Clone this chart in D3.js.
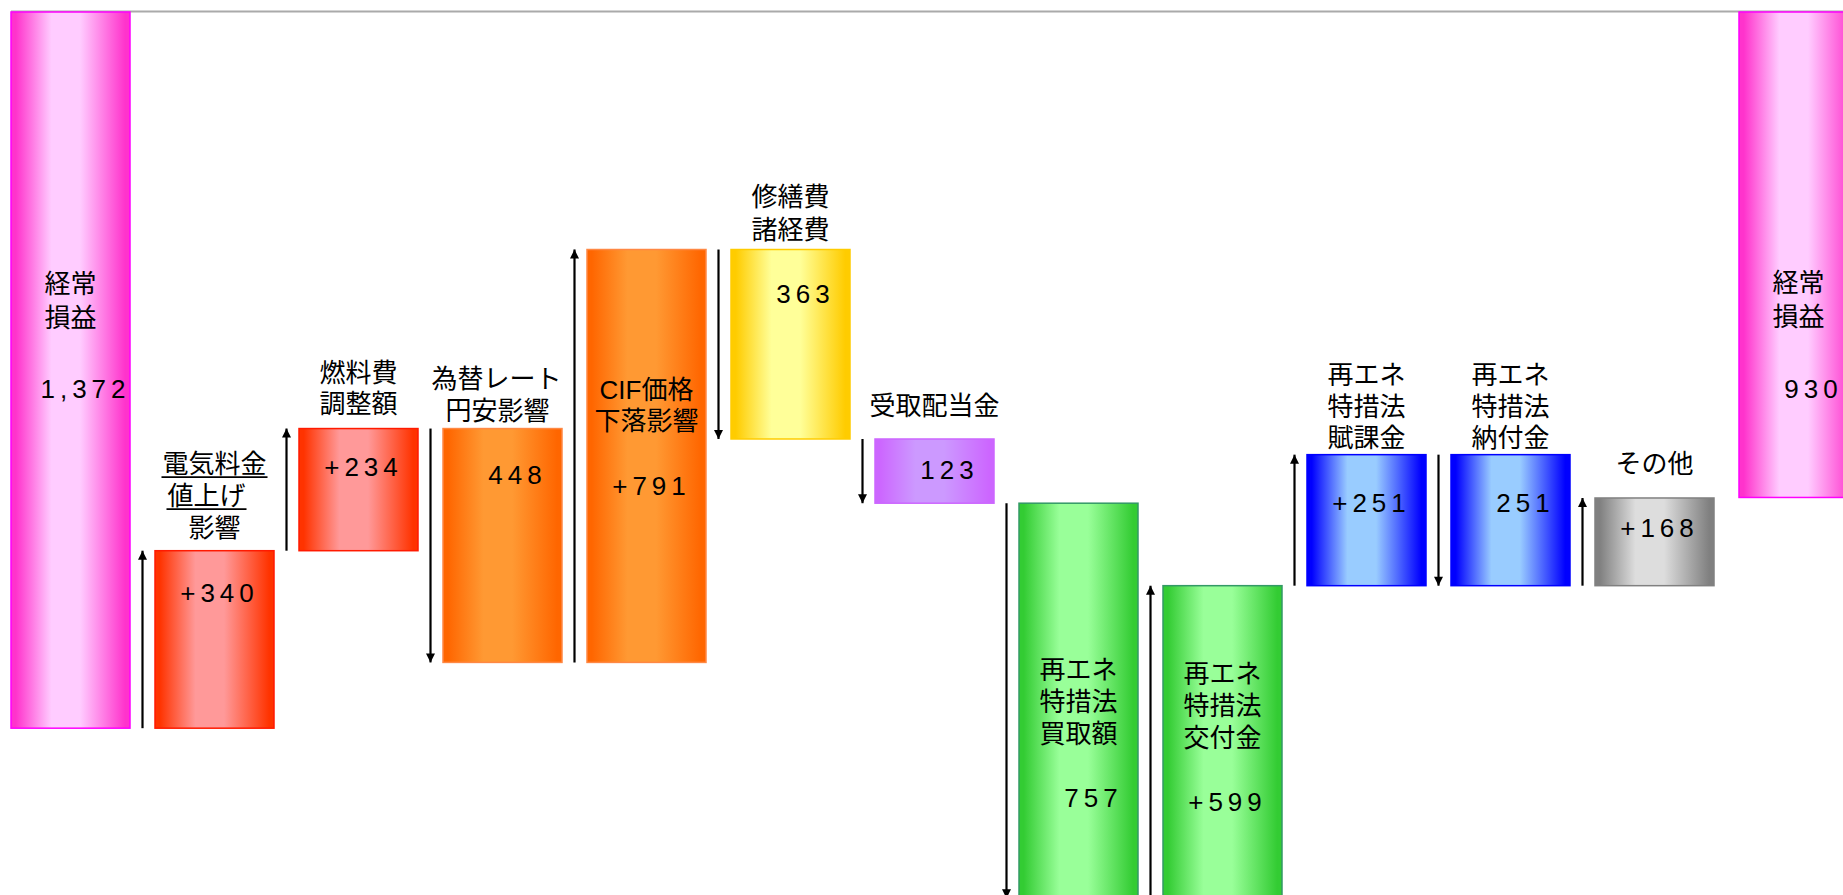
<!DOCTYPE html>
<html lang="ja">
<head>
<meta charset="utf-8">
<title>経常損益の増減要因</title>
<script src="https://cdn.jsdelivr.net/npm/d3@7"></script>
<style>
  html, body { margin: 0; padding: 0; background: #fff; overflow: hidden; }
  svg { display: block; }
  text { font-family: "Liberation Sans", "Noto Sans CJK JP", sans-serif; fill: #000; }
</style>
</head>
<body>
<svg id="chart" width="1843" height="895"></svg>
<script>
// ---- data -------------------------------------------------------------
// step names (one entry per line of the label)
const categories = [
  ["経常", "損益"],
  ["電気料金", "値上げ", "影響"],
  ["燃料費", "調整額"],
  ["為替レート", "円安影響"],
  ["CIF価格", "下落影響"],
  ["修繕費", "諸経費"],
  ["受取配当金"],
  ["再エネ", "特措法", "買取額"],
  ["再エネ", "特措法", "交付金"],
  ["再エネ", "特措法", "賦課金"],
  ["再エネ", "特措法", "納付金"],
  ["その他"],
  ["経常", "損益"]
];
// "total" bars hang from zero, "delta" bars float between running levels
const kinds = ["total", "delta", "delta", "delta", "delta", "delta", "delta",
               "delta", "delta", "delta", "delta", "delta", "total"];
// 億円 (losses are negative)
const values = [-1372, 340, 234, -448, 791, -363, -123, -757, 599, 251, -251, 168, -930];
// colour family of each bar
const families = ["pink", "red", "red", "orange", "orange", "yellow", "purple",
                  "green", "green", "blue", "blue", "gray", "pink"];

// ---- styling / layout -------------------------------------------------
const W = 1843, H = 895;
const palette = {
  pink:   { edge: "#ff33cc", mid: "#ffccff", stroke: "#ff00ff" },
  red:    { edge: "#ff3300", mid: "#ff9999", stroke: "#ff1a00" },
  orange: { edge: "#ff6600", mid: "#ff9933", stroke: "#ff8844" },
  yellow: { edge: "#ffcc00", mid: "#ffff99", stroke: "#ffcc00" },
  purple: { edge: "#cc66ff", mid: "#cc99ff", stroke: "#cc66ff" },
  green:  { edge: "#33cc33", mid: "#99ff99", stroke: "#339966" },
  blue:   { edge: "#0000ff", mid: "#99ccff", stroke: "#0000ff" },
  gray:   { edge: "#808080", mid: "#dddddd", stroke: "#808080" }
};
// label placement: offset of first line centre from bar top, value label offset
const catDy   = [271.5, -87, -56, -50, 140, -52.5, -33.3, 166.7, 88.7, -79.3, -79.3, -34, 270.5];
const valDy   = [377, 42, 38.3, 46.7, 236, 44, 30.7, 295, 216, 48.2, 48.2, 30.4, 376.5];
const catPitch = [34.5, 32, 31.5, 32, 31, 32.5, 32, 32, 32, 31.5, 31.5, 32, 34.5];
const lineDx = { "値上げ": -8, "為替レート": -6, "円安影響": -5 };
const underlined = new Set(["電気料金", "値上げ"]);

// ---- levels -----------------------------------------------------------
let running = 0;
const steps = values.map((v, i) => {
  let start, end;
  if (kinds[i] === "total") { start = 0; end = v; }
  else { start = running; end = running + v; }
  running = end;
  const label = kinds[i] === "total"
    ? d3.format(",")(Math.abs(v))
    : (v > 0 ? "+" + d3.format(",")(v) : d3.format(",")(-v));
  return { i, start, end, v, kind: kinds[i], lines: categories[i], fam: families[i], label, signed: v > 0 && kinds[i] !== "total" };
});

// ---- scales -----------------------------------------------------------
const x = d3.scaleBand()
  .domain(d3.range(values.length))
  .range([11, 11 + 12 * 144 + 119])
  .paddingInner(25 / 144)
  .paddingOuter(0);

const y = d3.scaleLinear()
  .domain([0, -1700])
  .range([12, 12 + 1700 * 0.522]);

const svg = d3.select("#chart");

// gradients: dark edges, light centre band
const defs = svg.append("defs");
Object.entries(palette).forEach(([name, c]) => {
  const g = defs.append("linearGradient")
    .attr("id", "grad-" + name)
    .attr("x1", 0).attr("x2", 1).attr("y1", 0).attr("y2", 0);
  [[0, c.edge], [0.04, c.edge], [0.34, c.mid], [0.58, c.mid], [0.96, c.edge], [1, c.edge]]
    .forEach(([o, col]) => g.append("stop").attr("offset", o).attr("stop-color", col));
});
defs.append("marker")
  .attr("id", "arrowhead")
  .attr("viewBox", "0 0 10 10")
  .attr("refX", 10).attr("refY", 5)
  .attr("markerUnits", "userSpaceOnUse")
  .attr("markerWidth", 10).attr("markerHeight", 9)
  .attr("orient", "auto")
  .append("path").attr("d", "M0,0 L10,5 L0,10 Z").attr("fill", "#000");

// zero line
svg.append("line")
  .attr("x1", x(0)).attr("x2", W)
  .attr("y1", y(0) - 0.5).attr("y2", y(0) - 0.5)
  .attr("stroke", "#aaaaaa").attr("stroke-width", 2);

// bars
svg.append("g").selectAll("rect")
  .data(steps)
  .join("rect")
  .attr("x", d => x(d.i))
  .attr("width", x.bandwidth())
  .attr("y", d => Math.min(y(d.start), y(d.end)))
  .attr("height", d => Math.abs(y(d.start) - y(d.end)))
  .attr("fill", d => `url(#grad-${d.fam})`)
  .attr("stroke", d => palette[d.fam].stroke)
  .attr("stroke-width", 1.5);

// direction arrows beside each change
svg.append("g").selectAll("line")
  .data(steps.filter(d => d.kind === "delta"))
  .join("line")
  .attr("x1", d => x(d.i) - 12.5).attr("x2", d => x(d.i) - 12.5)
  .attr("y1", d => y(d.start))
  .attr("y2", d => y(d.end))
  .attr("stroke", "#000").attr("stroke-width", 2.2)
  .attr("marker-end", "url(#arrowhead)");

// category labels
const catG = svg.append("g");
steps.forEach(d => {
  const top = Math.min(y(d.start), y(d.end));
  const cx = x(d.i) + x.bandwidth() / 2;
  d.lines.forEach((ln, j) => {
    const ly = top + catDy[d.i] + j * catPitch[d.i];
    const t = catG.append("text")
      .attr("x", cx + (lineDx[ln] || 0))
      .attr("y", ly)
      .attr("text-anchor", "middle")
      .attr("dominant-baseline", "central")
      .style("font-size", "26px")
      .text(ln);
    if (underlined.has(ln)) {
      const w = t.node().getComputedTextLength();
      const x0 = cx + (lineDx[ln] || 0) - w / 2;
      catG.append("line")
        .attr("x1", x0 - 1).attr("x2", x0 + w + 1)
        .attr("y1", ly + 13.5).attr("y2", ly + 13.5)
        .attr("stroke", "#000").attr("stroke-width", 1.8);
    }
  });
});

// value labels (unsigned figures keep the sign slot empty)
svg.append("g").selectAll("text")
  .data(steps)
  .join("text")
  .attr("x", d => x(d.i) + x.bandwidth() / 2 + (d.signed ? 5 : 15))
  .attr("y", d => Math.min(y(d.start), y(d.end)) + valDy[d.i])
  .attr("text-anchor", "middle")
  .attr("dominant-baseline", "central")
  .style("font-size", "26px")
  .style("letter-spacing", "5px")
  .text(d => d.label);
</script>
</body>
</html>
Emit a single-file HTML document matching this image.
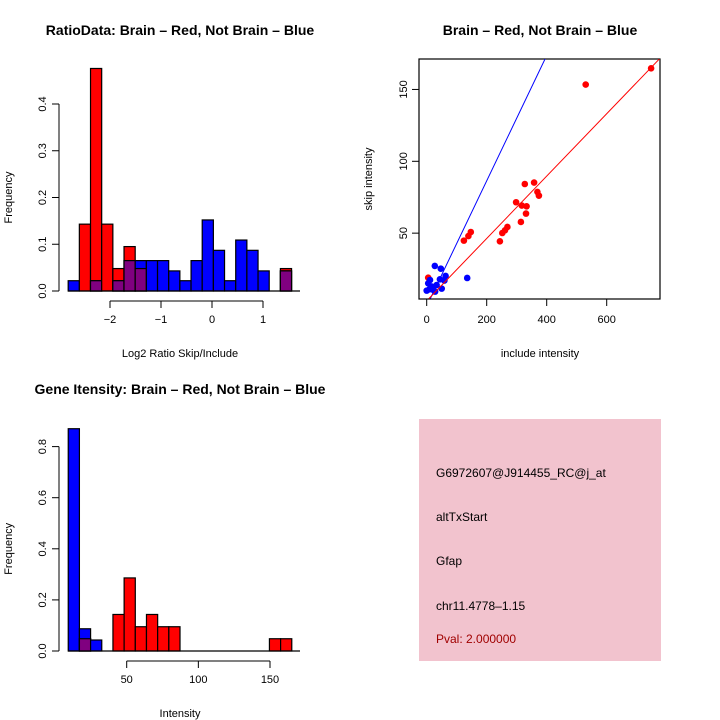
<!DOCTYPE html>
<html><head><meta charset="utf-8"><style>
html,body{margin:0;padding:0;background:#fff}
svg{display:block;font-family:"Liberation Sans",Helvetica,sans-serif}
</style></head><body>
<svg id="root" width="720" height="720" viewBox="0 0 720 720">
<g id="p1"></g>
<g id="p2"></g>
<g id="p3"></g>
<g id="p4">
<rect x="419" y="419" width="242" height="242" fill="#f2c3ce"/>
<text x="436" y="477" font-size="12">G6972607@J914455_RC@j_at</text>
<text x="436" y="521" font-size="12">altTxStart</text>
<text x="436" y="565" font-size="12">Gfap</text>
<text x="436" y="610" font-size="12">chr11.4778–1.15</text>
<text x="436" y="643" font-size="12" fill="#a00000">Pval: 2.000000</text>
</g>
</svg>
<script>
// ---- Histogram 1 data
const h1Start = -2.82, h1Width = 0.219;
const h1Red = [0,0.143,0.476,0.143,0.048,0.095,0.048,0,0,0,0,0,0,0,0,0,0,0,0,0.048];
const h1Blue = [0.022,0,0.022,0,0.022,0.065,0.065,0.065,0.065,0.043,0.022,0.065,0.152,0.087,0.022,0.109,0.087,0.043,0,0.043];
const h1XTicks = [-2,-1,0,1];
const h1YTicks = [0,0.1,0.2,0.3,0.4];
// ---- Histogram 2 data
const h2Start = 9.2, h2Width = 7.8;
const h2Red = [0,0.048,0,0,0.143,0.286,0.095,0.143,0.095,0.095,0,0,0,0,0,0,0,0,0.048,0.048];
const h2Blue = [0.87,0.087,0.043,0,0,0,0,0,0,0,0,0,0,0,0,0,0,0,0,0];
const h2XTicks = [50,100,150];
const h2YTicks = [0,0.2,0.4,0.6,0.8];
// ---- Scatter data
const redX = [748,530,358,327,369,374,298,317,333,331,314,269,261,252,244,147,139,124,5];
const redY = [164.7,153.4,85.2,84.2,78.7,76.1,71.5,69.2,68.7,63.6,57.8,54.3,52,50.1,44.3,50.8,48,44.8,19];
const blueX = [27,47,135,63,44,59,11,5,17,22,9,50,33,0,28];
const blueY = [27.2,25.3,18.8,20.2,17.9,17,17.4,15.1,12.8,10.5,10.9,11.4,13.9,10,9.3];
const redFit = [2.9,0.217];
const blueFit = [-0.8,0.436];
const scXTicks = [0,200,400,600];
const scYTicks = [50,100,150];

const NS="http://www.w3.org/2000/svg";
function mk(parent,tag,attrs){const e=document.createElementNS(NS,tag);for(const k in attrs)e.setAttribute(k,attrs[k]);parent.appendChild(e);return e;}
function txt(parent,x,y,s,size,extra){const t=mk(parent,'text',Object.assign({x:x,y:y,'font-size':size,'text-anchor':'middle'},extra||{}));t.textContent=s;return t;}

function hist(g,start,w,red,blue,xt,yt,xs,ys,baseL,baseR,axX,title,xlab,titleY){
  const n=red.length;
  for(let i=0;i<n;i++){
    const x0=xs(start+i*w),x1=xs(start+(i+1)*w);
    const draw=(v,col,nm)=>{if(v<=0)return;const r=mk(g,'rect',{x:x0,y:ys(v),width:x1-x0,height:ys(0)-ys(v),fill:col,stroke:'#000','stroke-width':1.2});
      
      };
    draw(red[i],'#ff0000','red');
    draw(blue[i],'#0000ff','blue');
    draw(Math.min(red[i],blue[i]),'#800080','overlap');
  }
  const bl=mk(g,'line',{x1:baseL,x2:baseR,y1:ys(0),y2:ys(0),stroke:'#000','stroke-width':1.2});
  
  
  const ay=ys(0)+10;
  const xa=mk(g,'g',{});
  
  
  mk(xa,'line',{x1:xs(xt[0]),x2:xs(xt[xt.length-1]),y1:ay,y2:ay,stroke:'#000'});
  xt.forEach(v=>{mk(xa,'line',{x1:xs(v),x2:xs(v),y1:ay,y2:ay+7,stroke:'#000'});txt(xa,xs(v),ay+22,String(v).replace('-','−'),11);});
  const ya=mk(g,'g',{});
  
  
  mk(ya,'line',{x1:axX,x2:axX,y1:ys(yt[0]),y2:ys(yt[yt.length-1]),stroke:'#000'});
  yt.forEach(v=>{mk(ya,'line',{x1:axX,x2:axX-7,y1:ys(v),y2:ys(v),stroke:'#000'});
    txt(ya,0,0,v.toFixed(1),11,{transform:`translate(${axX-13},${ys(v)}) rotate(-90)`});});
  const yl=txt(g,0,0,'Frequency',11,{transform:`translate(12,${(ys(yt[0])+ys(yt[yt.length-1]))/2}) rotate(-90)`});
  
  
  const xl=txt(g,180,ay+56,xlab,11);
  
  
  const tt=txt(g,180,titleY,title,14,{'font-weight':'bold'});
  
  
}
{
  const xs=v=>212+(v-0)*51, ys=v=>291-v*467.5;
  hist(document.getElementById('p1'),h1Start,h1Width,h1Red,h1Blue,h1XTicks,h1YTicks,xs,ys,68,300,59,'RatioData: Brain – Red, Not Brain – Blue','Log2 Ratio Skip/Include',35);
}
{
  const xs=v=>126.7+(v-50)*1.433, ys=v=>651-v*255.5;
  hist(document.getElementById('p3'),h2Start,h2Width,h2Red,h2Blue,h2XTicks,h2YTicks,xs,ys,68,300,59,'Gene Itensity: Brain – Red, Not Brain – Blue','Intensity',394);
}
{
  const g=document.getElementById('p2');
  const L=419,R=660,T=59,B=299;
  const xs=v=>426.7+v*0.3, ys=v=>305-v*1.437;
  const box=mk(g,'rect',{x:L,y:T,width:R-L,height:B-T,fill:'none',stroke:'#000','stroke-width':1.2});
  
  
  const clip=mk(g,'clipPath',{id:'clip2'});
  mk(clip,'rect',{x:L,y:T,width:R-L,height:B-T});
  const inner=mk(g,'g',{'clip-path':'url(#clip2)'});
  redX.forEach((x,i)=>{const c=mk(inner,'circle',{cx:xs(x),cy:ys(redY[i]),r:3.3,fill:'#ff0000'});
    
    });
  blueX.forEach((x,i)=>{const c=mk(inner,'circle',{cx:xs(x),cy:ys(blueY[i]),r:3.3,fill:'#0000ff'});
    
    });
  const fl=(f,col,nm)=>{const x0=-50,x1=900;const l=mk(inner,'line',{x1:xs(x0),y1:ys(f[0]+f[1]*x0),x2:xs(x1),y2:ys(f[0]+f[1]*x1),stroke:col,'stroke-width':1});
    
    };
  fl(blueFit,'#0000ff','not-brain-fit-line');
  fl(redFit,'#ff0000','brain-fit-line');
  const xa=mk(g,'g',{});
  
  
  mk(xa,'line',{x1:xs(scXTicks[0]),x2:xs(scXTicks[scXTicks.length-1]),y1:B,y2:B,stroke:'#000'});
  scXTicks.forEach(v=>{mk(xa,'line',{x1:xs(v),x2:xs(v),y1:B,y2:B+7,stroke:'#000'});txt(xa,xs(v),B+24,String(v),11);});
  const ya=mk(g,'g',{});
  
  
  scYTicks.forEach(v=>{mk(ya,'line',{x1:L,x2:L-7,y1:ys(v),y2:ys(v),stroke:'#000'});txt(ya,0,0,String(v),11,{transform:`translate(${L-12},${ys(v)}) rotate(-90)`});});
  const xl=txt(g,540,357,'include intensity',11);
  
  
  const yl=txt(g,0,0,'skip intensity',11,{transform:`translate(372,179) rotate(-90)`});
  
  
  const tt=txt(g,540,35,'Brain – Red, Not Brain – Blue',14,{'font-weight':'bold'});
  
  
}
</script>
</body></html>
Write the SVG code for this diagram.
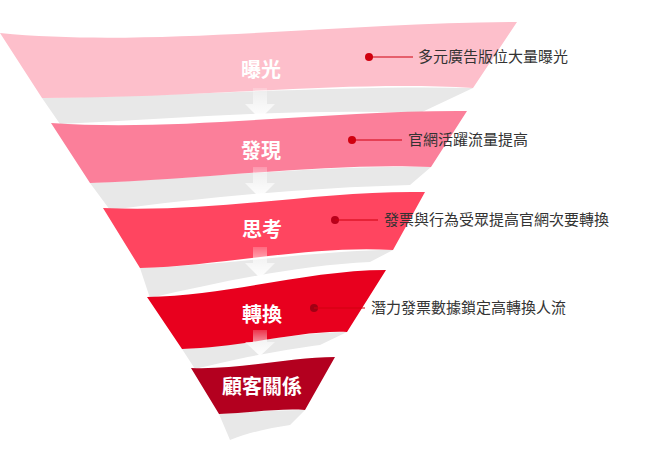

____

### OBJECTIVE
From the listing above, pick out each line where the word "document" appears.

### EXPECTED OUTPUT
Emit a single-file HTML document matching this image.
function mk(parent,tag,attrs){const e=document.createElementNS(NS,tag);for(const k in attrs)e.setAttribute(k,attrs[k]);parent.appendChild(e);return e;}
  hist(document.getElementById('p1'),h1Start,h1Width,h1Red,h1Blue,h1XTicks,h1YTicks,xs,ys,68,300,59,'RatioData: Brain – Red, Not Brain – Blue','Log2 Ratio Skip/Include',35);
  hist(document.getElementById('p3'),h2Start,h2Width,h2Red,h2Blue,h2XTicks,h2YTicks,xs,ys,68,300,59,'Gene Itensity: Brain – Red, Not Brain – Blue','Intensity',394);
  const g=document.getElementById('p2');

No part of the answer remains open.